Tellurium vacancy in cadmium telluride revisited: size effects in the electronic properties

TL;DR

This study investigates the electronic properties of tellurium vacancies in cadmium telluride using first principles calculations, emphasizing the importance of supercell size for accurate modeling of defect states.

Contribution

It demonstrates that larger supercells are necessary for accurate band structure modeling of Te vacancies in CdTe, highlighting size effects and correction methods.

Findings

64-atom supercells are insufficient for defect band structure modeling.

216-atom supercells provide a more accurate representation of isolated vacancies.

Supercell size and band gap underestimation significantly affect defect state symmetry.

Abstract

The quantum states and thermodynamical properties of the Te vacancy in CdTe are addressed by first principles calculations, including the supercell size and quasiparticle corrections. It is shown that the 64-atoms supercell calculation is not suitable to model the band structure of the isolated Te vacancy.

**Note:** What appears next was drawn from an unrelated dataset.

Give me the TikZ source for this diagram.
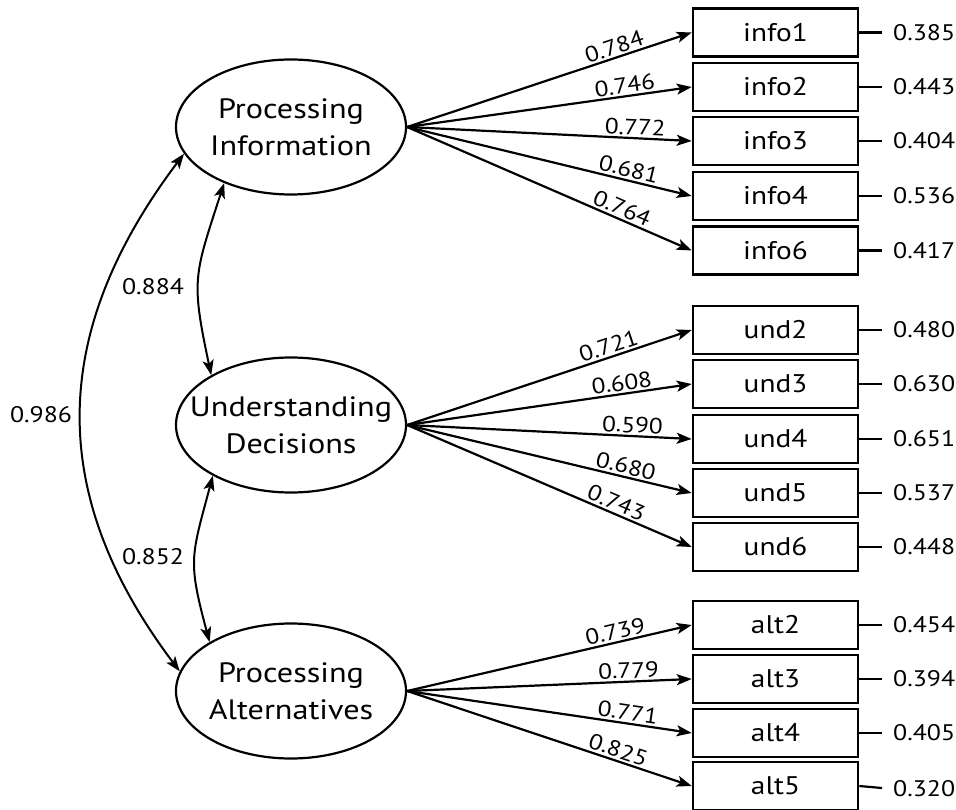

This problem can be solved with a larger 216-atoms supercell, where the band structure of the defect seems to be a perturbation of that of the perfect crystal. It is interesting to note that the Te-vacancy formation energy calculated with both supercell sizes are close in energy, which is attributed to error cancelation. We also show that the interplay between supercell size effects and the band gap underestimation of the generalized gradient approximation strongly influences the predicted symmetry of some charge states.